[Dataset items]
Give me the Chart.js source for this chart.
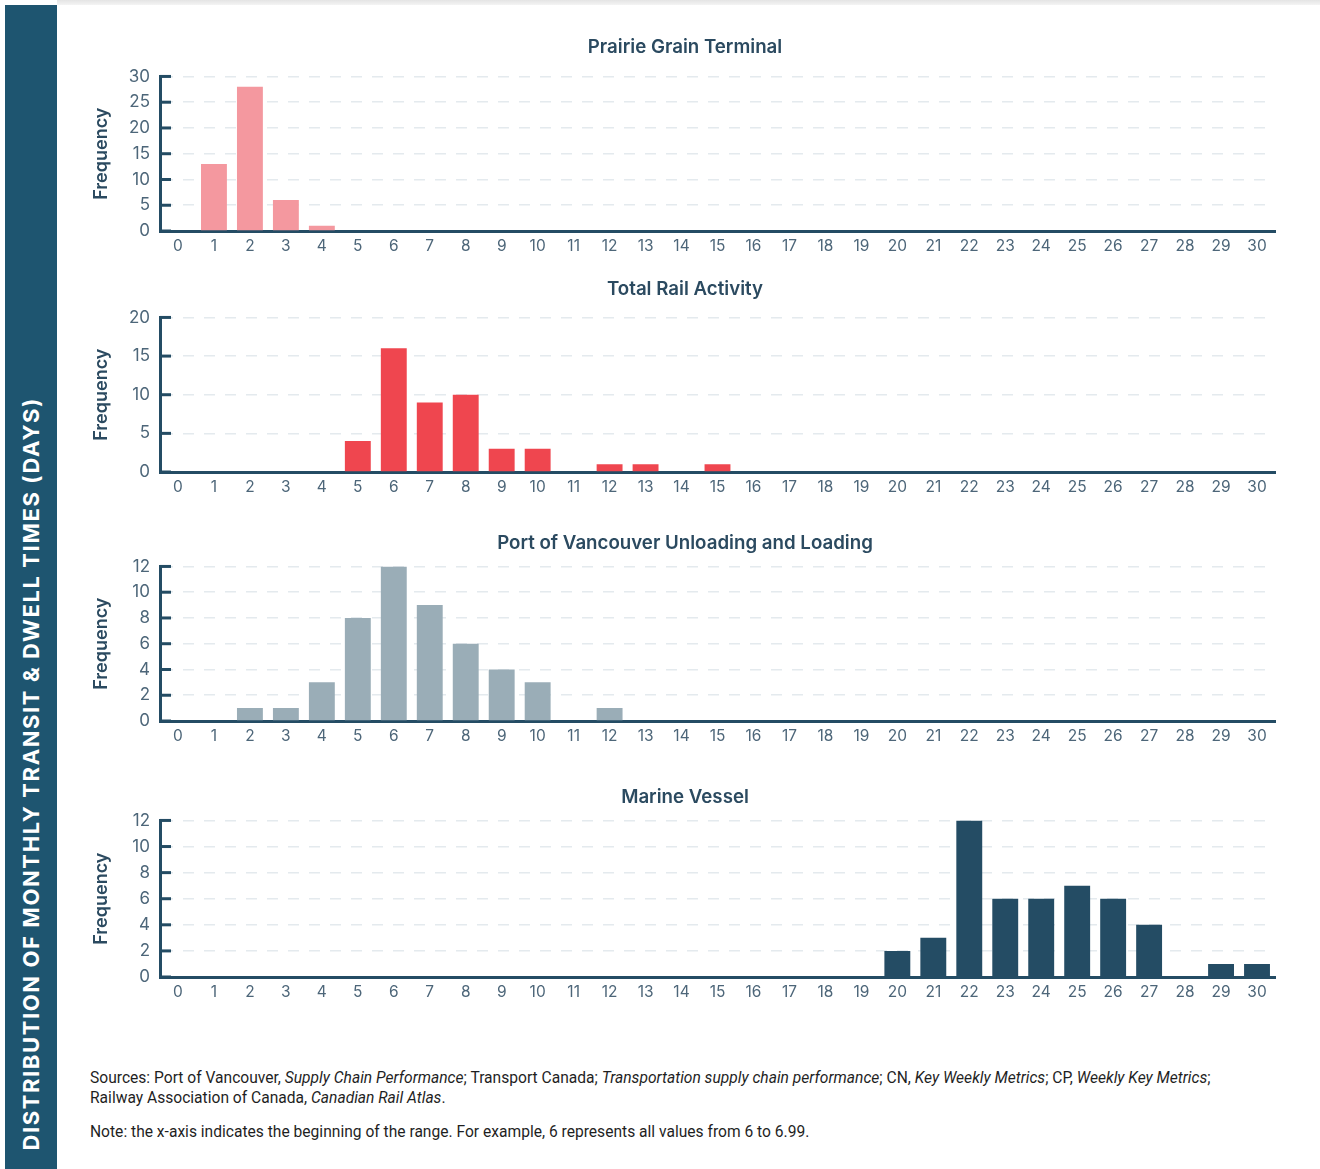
<!DOCTYPE html>
<html>
<head>
<meta charset="utf-8">
<script src="https://cdn.jsdelivr.net/npm/chart.js@4"></script>
<style>
  body { margin: 0; background: #fff; width: 1320px; height: 1169px; position: relative; overflow: hidden; font-family: "Inter", sans-serif; }
  .topbar { position: absolute; left: 57px; top: 0; width: 1263px; height: 5px; background: linear-gradient(#e4e4e4, #f4f4f4); }
  .band { position: absolute; left: 5px; top: 5px; width: 52px; height: 1164px; background: #1e5570; }
  .band span { position: absolute; bottom: 18px; left: 50%; transform: translateX(-50%) rotate(180deg); writing-mode: vertical-rl;
    color: #fff; font: 700 22px "Inter", sans-serif; letter-spacing: 1.6px; white-space: nowrap; }
  .box { position: absolute; left: 60px; }
  .notes { position: absolute; left: 90px; top: 1068px; font: 15.6px "Roboto", sans-serif; color: #1f1f1f; line-height: 20px; }
  .notes p { margin: 0 0 14px 0; }
</style>
</head>
<body>
<div class="topbar"></div>
<div class="band"><span>DISTRIBUTION OF MONTHLY TRANSIT &amp; DWELL TIMES (DAYS)</span></div>

<div class="box" style="top:20px"><canvas id="c1" width="1250" height="241"></canvas></div>
<div class="box" style="top:264px"><canvas id="c2" width="1250" height="238"></canvas></div>
<div class="box" style="top:518px"><canvas id="c3" width="1250" height="233"></canvas></div>
<div class="box" style="top:772px"><canvas id="c4" width="1250" height="235"></canvas></div>

<div class="notes">
  <p>Sources: Port of Vancouver, <i>Supply Chain Performance</i>; Transport Canada; <i>Transportation supply chain performance</i>; CN, <i>Key Weekly Metrics</i>; CP, <i>Weekly Key Metrics</i>;<br>Railway Association of Canada, <i>Canadian Rail Atlas</i>.</p>
  <p>Note: the x-axis indicates the beginning of the range. For example, 6 represents all values from 6 to 6.99.</p>
</div>

<script>
// days (start of each 1-day range)
const days = ["0","1","2","3","4","5","6","7","8","9","10","11","12","13","14","15",
  "16","17","18","19","20","21","22","23","24","25","26","27","28","29","30"];

const prairieGrain = [0,13,28,6,1,0,0,0,0,0,0,0,0,0,0,0,0,0,0,0,0,0,0,0,0,0,0,0,0,0,0];
const totalRail    = [0,0,0,0,0,4,16,9,10,3,3,0,1,1,0,1,0,0,0,0,0,0,0,0,0,0,0,0,0,0,0];
const portVan      = [0,0,1,1,3,8,12,9,6,4,3,0,1,0,0,0,0,0,0,0,0,0,0,0,0,0,0,0,0,0,0];
const marine       = [0,0,0,0,0,0,0,0,0,0,0,0,0,0,0,0,0,0,0,0,2,3,12,6,6,7,6,4,0,1,1];

const axisColor = "#244c64";
const textColor = "#2b4a60";
const tickColor = "#4d6679";

// short ticks drawn inside the plot, on the right of the y axis
const innerTicks = {
  id: "innerTicks",
  afterDraw(chart) {
    const y = chart.scales.y;
    const ctx = chart.ctx;
    const left = chart.chartArea.left;
    ctx.save();
    ctx.strokeStyle = axisColor;
    ctx.lineWidth = 3;
    y.ticks.forEach((t, i) => {
      const py = y.getPixelForTick(i);
      ctx.beginPath();
      ctx.moveTo(left, py);
      ctx.lineTo(left + 11, py);
      ctx.stroke();
    });
    ctx.restore();
  }
};

function makeChart(id, title, values, color, yMax, yStep, padTop, padBottom) {
  new Chart(document.getElementById(id), {
    type: "bar",
    data: {
      labels: days,
      datasets: [{ data: values, backgroundColor: color, barPercentage: 0.72, categoryPercentage: 1 }]
    },
    options: {
      responsive: false,
      animation: false,
      layout: { padding: 0 },
      plugins: {
        legend: { display: false },
        tooltip: { enabled: false },
        title: {
          display: true,
          text: title,
          color: textColor,
          font: { family: "Inter", size: 18.7, weight: "600" },
          padding: { top: padTop, bottom: padBottom }
        }
      },
      scales: {
        x: {
          grid: { display: false, drawTicks: false },
          border: { color: axisColor, width: 3 },
          ticks: { color: tickColor, font: { family: "Inter", size: 15.5 }, padding: 6, maxRotation: 0, autoSkip: false },
          afterFit: (s) => { s.height = 30; }
        },
        y: {
          min: 0,
          max: yMax,
          ticks: { stepSize: yStep, color: tickColor, font: { family: "Inter", size: 17 }, padding: 10 },
          grid: { color: "#e4eaee", lineWidth: 1.5, drawTicks: false },
          border: { color: axisColor, width: 3, dash: [11, 10] },
          title: {
            display: true,
            text: "Frequency",
            color: textColor,
            font: { family: "Inter", size: 18, weight: "600" },
            padding: { top: 31, bottom: 0 }
          },
          afterFit: (s) => { s.width = 100; }
        },
        // empty right-hand strip so the title stays centred on the whole canvas
        pad: {
          type: "linear",
          position: "right",
          grid: { display: false, drawTicks: false },
          border: { display: false },
          ticks: { display: false },
          afterFit: (s) => { s.width = 35; }
        }
      }
    },
    plugins: [innerTicks]
  });
}

makeChart("c1", "Prairie Grain Terminal", prairieGrain, "#f4989f", 30, 5, 16, 18);
makeChart("c2", "Total Rail Activity", totalRail, "#ef464f", 20, 5, 14, 17);
makeChart("c3", "Port of Vancouver Unloading and Loading", portVan, "#9aadb7", 12, 2, 14, 12);
makeChart("c4", "Marine Vessel", marine, "#244c64", 12, 2, 14, 12);
</script>
</body>
</html>
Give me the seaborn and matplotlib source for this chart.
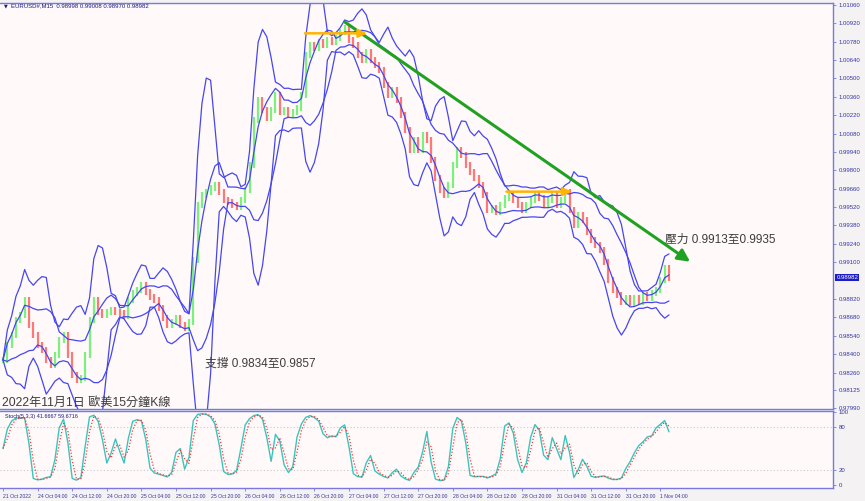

EXERCISE DESCRIPTION:
Write out every entry again word for word, without any of the pictures.

EXERCISE ANSWER:
Give me the Chart.js source for this chart.
<!DOCTYPE html>
<html>
<head>
<meta charset="utf-8">
<script src="https://cdn.jsdelivr.net/npm/chart.js@4"></script>
<style>
  body { margin: 0; background: #fff; width: 1320px; height: 1169px; position: relative; overflow: hidden; font-family: "Inter", sans-serif; }
  .topbar { position: absolute; left: 57px; top: 0; width: 1263px; height: 5px; background: linear-gradient(#e4e4e4, #f4f4f4); }
  .band { position: absolute; left: 5px; top: 5px; width: 52px; height: 1164px; background: #1e5570; }
  .band span { position: absolute; bottom: 18px; left: 50%; transform: translateX(-50%) rotate(180deg); writing-mode: vertical-rl;
    color: #fff; font: 700 22px "Inter", sans-serif; letter-spacing: 1.6px; white-space: nowrap; }
  .box { position: absolute; left: 60px; }
  .notes { position: absolute; left: 90px; top: 1068px; font: 15.6px "Roboto", sans-serif; color: #1f1f1f; line-height: 20px; }
  .notes p { margin: 0 0 14px 0; }
</style>
</head>
<body>
<div class="topbar"></div>
<div class="band"><span>DISTRIBUTION OF MONTHLY TRANSIT &amp; DWELL TIMES (DAYS)</span></div>

<div class="box" style="top:20px"><canvas id="c1" width="1250" height="241"></canvas></div>
<div class="box" style="top:264px"><canvas id="c2" width="1250" height="238"></canvas></div>
<div class="box" style="top:518px"><canvas id="c3" width="1250" height="233"></canvas></div>
<div class="box" style="top:772px"><canvas id="c4" width="1250" height="235"></canvas></div>

<div class="notes">
  <p>Sources: Port of Vancouver, <i>Supply Chain Performance</i>; Transport Canada; <i>Transportation supply chain performance</i>; CN, <i>Key Weekly Metrics</i>; CP, <i>Weekly Key Metrics</i>;<br>Railway Association of Canada, <i>Canadian Rail Atlas</i>.</p>
  <p>Note: the x-axis indicates the beginning of the range. For example, 6 represents all values from 6 to 6.99.</p>
</div>

<script>
// days (start of each 1-day range)
const days = ["0","1","2","3","4","5","6","7","8","9","10","11","12","13","14","15",
  "16","17","18","19","20","21","22","23","24","25","26","27","28","29","30"];

const prairieGrain = [0,13,28,6,1,0,0,0,0,0,0,0,0,0,0,0,0,0,0,0,0,0,0,0,0,0,0,0,0,0,0];
const totalRail    = [0,0,0,0,0,4,16,9,10,3,3,0,1,1,0,1,0,0,0,0,0,0,0,0,0,0,0,0,0,0,0];
const portVan      = [0,0,1,1,3,8,12,9,6,4,3,0,1,0,0,0,0,0,0,0,0,0,0,0,0,0,0,0,0,0,0];
const marine       = [0,0,0,0,0,0,0,0,0,0,0,0,0,0,0,0,0,0,0,0,2,3,12,6,6,7,6,4,0,1,1];

const axisColor = "#244c64";
const textColor = "#2b4a60";
const tickColor = "#4d6679";

// short ticks drawn inside the plot, on the right of the y axis
const innerTicks = {
  id: "innerTicks",
  afterDraw(chart) {
    const y = chart.scales.y;
    const ctx = chart.ctx;
    const left = chart.chartArea.left;
    ctx.save();
    ctx.strokeStyle = axisColor;
    ctx.lineWidth = 3;
    y.ticks.forEach((t, i) => {
      const py = y.getPixelForTick(i);
      ctx.beginPath();
      ctx.moveTo(left, py);
      ctx.lineTo(left + 11, py);
      ctx.stroke();
    });
    ctx.restore();
  }
};

function makeChart(id, title, values, color, yMax, yStep, padTop, padBottom) {
  new Chart(document.getElementById(id), {
    type: "bar",
    data: {
      labels: days,
      datasets: [{ data: values, backgroundColor: color, barPercentage: 0.72, categoryPercentage: 1 }]
    },
    options: {
      responsive: false,
      animation: false,
      layout: { padding: 0 },
      plugins: {
        legend: { display: false },
        tooltip: { enabled: false },
        title: {
          display: true,
          text: title,
          color: textColor,
          font: { family: "Inter", size: 18.7, weight: "600" },
          padding: { top: padTop, bottom: padBottom }
        }
      },
      scales: {
        x: {
          grid: { display: false, drawTicks: false },
          border: { color: axisColor, width: 3 },
          ticks: { color: tickColor, font: { family: "Inter", size: 15.5 }, padding: 6, maxRotation: 0, autoSkip: false },
          afterFit: (s) => { s.height = 30; }
        },
        y: {
          min: 0,
          max: yMax,
          ticks: { stepSize: yStep, color: tickColor, font: { family: "Inter", size: 17 }, padding: 10 },
          grid: { color: "#e4eaee", lineWidth: 1.5, drawTicks: false },
          border: { color: axisColor, width: 3, dash: [11, 10] },
          title: {
            display: true,
            text: "Frequency",
            color: textColor,
            font: { family: "Inter", size: 18, weight: "600" },
            padding: { top: 31, bottom: 0 }
          },
          afterFit: (s) => { s.width = 100; }
        },
        // empty right-hand strip so the title stays centred on the whole canvas
        pad: {
          type: "linear",
          position: "right",
          grid: { display: false, drawTicks: false },
          border: { display: false },
          ticks: { display: false },
          afterFit: (s) => { s.width = 35; }
        }
      }
    },
    plugins: [innerTicks]
  });
}

makeChart("c1", "Prairie Grain Terminal", prairieGrain, "#f4989f", 30, 5, 16, 18);
makeChart("c2", "Total Rail Activity", totalRail, "#ef464f", 20, 5, 14, 17);
makeChart("c3", "Port of Vancouver Unloading and Loading", portVan, "#9aadb7", 12, 2, 14, 12);
makeChart("c4", "Marine Vessel", marine, "#244c64", 12, 2, 14, 12);
</script>
</body>
</html>
Give me the seaborn and matplotlib source for this chart.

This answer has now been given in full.